┏━━

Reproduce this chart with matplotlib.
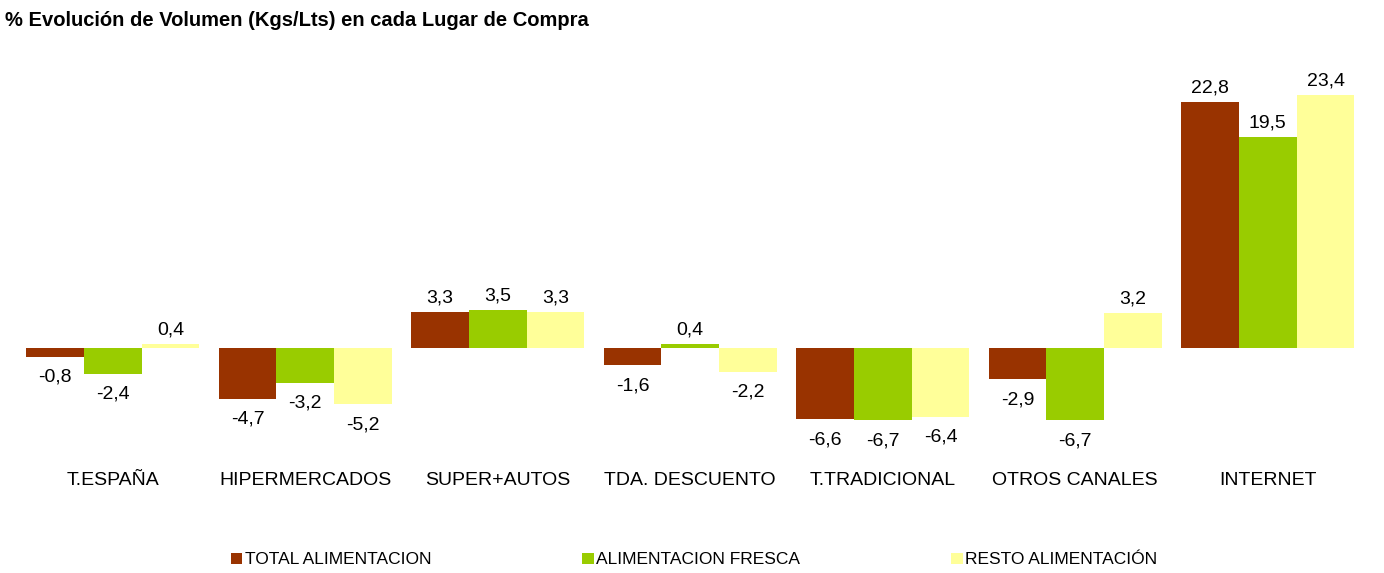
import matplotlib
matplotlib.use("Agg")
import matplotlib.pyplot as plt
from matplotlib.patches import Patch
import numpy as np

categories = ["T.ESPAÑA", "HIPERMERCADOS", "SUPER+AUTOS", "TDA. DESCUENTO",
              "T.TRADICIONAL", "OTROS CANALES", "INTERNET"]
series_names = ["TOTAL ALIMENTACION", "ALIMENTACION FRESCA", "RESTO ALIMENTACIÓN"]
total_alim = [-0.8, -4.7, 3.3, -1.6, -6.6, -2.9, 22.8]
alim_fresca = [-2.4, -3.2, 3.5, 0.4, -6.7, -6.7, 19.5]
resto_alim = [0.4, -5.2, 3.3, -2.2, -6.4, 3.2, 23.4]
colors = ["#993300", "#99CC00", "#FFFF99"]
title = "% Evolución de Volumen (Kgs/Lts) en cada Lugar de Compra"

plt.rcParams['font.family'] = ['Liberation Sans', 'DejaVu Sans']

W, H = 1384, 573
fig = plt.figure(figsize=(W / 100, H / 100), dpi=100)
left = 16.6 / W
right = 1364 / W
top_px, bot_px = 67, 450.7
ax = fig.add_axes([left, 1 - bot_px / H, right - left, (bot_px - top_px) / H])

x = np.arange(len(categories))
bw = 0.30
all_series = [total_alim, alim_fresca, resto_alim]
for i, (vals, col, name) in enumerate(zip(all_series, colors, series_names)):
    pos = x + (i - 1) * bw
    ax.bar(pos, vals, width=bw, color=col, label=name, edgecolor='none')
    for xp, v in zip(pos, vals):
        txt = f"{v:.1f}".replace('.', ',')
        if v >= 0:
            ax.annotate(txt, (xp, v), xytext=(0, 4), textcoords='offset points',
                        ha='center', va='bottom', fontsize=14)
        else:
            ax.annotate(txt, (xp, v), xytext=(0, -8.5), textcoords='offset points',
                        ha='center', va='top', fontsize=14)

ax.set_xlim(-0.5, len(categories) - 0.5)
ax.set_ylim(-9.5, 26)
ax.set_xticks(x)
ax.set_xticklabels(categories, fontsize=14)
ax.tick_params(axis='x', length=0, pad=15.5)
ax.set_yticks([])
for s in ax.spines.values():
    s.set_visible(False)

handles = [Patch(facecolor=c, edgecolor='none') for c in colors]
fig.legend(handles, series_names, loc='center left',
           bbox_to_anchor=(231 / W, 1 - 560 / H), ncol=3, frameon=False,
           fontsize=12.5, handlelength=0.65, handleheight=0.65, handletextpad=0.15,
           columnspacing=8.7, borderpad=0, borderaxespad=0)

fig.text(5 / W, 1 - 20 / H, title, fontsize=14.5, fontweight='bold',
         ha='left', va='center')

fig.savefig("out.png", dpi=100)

┗━━

## Challenge
Starting at the top of the listing above, please restate word for word each line up to and including the one that holds "ha='center', va='top', fontsize=14)", omitting every image.

## Exercise output
Reproduce this chart with matplotlib.
import matplotlib
matplotlib.use("Agg")
import matplotlib.pyplot as plt
from matplotlib.patches import Patch
import numpy as np

categories = ["T.ESPAÑA", "HIPERMERCADOS", "SUPER+AUTOS", "TDA. DESCUENTO",
              "T.TRADICIONAL", "OTROS CANALES", "INTERNET"]
series_names = ["TOTAL ALIMENTACION", "ALIMENTACION FRESCA", "RESTO ALIMENTACIÓN"]
total_alim = [-0.8, -4.7, 3.3, -1.6, -6.6, -2.9, 22.8]
alim_fresca = [-2.4, -3.2, 3.5, 0.4, -6.7, -6.7, 19.5]
resto_alim = [0.4, -5.2, 3.3, -2.2, -6.4, 3.2, 23.4]
colors = ["#993300", "#99CC00", "#FFFF99"]
title = "% Evolución de Volumen (Kgs/Lts) en cada Lugar de Compra"

plt.rcParams['font.family'] = ['Liberation Sans', 'DejaVu Sans']

W, H = 1384, 573
fig = plt.figure(figsize=(W / 100, H / 100), dpi=100)
left = 16.6 / W
right = 1364 / W
top_px, bot_px = 67, 450.7
ax = fig.add_axes([left, 1 - bot_px / H, right - left, (bot_px - top_px) / H])

x = np.arange(len(categories))
bw = 0.30
all_series = [total_alim, alim_fresca, resto_alim]
for i, (vals, col, name) in enumerate(zip(all_series, colors, series_names)):
    pos = x + (i - 1) * bw
    ax.bar(pos, vals, width=bw, color=col, label=name, edgecolor='none')
    for xp, v in zip(pos, vals):
        txt = f"{v:.1f}".replace('.', ',')
        if v >= 0:
            ax.annotate(txt, (xp, v), xytext=(0, 4), textcoords='offset points',
                        ha='center', va='bottom', fontsize=14)
        else:
            ax.annotate(txt, (xp, v), xytext=(0, -8.5), textcoords='offset points',
                        ha='center', va='top', fontsize=14)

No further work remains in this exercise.